Retype only the lines from the one containing "Generate a web" through the one containing "10.5, 10.2, 10.0];", both included, word for word. Pictures stay out of the copy.

* BEGIN MATERIAL PROVIDED *

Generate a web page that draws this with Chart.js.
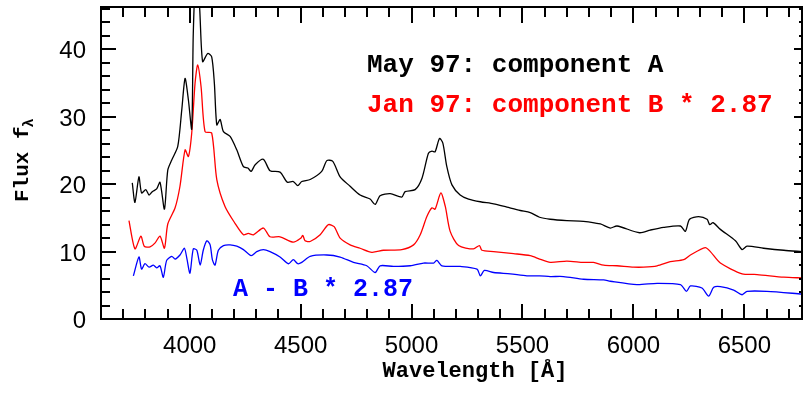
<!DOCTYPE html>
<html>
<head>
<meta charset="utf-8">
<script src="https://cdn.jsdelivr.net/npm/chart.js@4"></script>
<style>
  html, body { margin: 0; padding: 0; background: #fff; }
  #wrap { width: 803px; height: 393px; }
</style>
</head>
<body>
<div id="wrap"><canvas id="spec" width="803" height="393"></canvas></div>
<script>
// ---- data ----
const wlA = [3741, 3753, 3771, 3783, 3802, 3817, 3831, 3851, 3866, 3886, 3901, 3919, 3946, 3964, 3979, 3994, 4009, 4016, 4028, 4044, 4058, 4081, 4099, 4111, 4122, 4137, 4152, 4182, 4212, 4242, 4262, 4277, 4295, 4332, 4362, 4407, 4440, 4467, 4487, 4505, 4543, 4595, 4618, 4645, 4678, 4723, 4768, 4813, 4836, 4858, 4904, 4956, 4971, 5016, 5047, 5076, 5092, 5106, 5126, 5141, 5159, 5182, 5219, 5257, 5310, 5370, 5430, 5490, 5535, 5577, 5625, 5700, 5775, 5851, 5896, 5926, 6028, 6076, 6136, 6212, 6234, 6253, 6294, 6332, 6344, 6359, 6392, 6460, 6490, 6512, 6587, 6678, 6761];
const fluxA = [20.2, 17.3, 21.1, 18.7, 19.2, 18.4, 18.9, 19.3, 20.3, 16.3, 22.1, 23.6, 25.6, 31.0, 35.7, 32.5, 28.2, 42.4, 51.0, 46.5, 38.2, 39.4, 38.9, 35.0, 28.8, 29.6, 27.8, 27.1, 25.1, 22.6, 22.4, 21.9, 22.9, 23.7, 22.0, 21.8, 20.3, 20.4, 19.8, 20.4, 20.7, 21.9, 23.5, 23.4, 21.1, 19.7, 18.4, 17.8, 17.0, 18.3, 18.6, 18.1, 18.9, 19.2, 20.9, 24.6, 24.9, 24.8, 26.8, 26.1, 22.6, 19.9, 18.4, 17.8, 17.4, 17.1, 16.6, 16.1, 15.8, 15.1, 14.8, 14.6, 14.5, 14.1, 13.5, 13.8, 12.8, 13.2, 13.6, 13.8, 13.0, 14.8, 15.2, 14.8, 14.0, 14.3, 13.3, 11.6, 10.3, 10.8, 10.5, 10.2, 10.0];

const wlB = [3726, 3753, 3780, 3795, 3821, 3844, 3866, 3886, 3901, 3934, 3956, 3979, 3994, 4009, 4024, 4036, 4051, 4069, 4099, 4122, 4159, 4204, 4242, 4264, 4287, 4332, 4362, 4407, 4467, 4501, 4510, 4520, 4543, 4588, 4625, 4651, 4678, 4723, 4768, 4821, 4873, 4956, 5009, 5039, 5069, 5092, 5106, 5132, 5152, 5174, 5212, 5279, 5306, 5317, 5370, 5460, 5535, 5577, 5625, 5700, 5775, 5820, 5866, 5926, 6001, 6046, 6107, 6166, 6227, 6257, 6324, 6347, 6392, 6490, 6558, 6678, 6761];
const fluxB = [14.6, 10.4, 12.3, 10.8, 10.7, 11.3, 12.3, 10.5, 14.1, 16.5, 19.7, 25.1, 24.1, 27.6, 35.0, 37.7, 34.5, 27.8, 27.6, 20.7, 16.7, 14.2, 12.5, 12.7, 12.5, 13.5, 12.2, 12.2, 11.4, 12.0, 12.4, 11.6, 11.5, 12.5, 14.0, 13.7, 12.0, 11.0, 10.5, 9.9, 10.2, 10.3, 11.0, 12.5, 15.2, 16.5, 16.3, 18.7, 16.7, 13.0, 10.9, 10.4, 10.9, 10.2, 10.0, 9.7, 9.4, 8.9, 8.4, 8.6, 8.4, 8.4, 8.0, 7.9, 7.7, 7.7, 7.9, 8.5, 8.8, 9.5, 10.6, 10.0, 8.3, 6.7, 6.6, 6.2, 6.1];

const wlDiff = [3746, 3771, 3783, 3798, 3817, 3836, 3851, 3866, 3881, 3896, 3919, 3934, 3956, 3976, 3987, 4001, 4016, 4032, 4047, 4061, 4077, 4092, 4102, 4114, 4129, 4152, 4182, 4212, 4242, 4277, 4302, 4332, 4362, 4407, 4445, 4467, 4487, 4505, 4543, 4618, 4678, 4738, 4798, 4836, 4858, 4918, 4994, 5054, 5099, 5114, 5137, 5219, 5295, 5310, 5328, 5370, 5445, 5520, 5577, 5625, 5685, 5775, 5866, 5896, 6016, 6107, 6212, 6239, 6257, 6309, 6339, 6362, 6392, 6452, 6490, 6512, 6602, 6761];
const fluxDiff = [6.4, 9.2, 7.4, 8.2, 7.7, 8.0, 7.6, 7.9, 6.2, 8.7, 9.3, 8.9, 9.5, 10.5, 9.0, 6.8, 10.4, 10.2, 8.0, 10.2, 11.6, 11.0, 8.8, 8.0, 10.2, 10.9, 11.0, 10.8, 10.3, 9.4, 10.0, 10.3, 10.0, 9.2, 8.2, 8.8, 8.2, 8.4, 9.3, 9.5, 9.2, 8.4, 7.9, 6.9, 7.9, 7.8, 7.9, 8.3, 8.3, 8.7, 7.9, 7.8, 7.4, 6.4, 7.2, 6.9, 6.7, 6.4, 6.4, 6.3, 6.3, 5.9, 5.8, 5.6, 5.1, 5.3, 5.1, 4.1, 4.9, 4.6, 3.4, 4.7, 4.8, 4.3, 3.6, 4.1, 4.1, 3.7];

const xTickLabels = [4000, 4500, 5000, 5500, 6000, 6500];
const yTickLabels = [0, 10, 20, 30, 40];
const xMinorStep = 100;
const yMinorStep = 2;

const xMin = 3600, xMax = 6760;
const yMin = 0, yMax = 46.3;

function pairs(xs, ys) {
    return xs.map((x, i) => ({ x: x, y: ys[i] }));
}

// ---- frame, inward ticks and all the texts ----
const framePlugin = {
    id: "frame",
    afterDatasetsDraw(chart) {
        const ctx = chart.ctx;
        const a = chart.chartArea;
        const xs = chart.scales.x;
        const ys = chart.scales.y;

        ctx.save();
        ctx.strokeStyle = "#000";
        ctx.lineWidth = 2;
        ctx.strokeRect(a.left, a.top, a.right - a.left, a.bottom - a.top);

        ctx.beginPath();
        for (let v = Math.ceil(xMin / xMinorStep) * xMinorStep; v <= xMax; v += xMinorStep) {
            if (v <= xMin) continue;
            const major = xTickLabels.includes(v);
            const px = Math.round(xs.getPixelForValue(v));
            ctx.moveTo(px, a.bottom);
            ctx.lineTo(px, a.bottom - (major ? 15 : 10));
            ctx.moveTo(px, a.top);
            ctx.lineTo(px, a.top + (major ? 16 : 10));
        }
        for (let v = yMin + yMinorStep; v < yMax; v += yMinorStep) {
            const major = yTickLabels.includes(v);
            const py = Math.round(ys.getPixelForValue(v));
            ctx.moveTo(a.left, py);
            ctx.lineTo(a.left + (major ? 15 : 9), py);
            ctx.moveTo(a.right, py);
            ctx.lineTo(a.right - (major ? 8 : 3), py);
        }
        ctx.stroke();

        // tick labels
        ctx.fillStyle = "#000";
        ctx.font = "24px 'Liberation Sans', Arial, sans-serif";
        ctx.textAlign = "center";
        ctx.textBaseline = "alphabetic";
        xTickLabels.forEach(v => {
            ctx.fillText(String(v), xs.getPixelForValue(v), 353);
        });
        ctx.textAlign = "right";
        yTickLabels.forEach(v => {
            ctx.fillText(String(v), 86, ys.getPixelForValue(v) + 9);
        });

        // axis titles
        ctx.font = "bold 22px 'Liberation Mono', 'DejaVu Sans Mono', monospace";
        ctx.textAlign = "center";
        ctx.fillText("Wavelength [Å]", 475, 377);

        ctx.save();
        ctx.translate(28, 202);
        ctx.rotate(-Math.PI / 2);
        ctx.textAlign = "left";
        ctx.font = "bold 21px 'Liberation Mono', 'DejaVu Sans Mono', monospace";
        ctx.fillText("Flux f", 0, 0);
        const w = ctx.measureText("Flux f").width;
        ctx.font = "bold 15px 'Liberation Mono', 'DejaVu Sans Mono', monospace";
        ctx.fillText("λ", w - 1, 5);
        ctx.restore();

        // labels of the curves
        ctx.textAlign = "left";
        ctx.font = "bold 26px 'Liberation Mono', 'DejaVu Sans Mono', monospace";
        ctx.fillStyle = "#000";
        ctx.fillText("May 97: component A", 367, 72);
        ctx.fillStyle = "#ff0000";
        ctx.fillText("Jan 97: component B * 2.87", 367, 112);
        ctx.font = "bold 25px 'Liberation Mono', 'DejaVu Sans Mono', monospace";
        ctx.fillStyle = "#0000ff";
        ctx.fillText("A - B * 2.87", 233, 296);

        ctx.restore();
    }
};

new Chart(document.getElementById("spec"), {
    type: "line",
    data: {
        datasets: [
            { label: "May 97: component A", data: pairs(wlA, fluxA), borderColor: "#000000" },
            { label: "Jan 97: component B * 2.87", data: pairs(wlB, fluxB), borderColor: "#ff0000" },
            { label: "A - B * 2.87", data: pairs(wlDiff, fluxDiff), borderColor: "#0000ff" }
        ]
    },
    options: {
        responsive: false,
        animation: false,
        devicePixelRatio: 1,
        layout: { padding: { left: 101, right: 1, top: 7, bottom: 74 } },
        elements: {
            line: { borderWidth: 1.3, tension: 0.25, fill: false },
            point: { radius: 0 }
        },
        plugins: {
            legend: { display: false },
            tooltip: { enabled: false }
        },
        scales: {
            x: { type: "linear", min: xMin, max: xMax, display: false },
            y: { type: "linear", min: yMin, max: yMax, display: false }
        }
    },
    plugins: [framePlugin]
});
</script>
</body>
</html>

* END MATERIAL PROVIDED *
* BEGIN MATERIAL PROVIDED *

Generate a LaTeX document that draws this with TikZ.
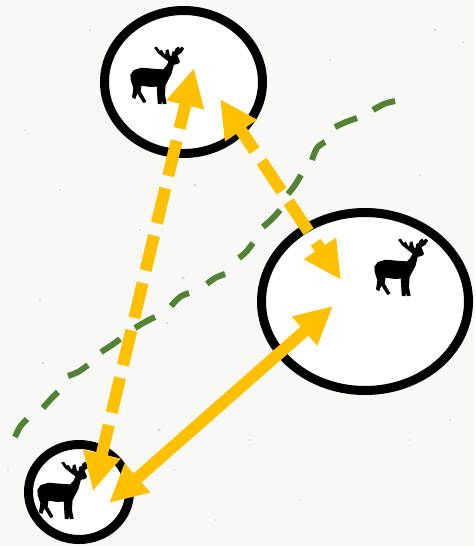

* END MATERIAL PROVIDED *

▶ _WORKED SOLUTION_:
Generate a web page that draws this with Chart.js.
<!DOCTYPE html>
<html>
<head>
<meta charset="utf-8">
<script src="https://cdn.jsdelivr.net/npm/chart.js@4"></script>
<style>
  html, body { margin: 0; padding: 0; background: #fff; }
  #wrap { width: 803px; height: 393px; }
</style>
</head>
<body>
<div id="wrap"><canvas id="spec" width="803" height="393"></canvas></div>
<script>
// ---- data ----
const wlA = [3741, 3753, 3771, 3783, 3802, 3817, 3831, 3851, 3866, 3886, 3901, 3919, 3946, 3964, 3979, 3994, 4009, 4016, 4028, 4044, 4058, 4081, 4099, 4111, 4122, 4137, 4152, 4182, 4212, 4242, 4262, 4277, 4295, 4332, 4362, 4407, 4440, 4467, 4487, 4505, 4543, 4595, 4618, 4645, 4678, 4723, 4768, 4813, 4836, 4858, 4904, 4956, 4971, 5016, 5047, 5076, 5092, 5106, 5126, 5141, 5159, 5182, 5219, 5257, 5310, 5370, 5430, 5490, 5535, 5577, 5625, 5700, 5775, 5851, 5896, 5926, 6028, 6076, 6136, 6212, 6234, 6253, 6294, 6332, 6344, 6359, 6392, 6460, 6490, 6512, 6587, 6678, 6761];
const fluxA = [20.2, 17.3, 21.1, 18.7, 19.2, 18.4, 18.9, 19.3, 20.3, 16.3, 22.1, 23.6, 25.6, 31.0, 35.7, 32.5, 28.2, 42.4, 51.0, 46.5, 38.2, 39.4, 38.9, 35.0, 28.8, 29.6, 27.8, 27.1, 25.1, 22.6, 22.4, 21.9, 22.9, 23.7, 22.0, 21.8, 20.3, 20.4, 19.8, 20.4, 20.7, 21.9, 23.5, 23.4, 21.1, 19.7, 18.4, 17.8, 17.0, 18.3, 18.6, 18.1, 18.9, 19.2, 20.9, 24.6, 24.9, 24.8, 26.8, 26.1, 22.6, 19.9, 18.4, 17.8, 17.4, 17.1, 16.6, 16.1, 15.8, 15.1, 14.8, 14.6, 14.5, 14.1, 13.5, 13.8, 12.8, 13.2, 13.6, 13.8, 13.0, 14.8, 15.2, 14.8, 14.0, 14.3, 13.3, 11.6, 10.3, 10.8, 10.5, 10.2, 10.0];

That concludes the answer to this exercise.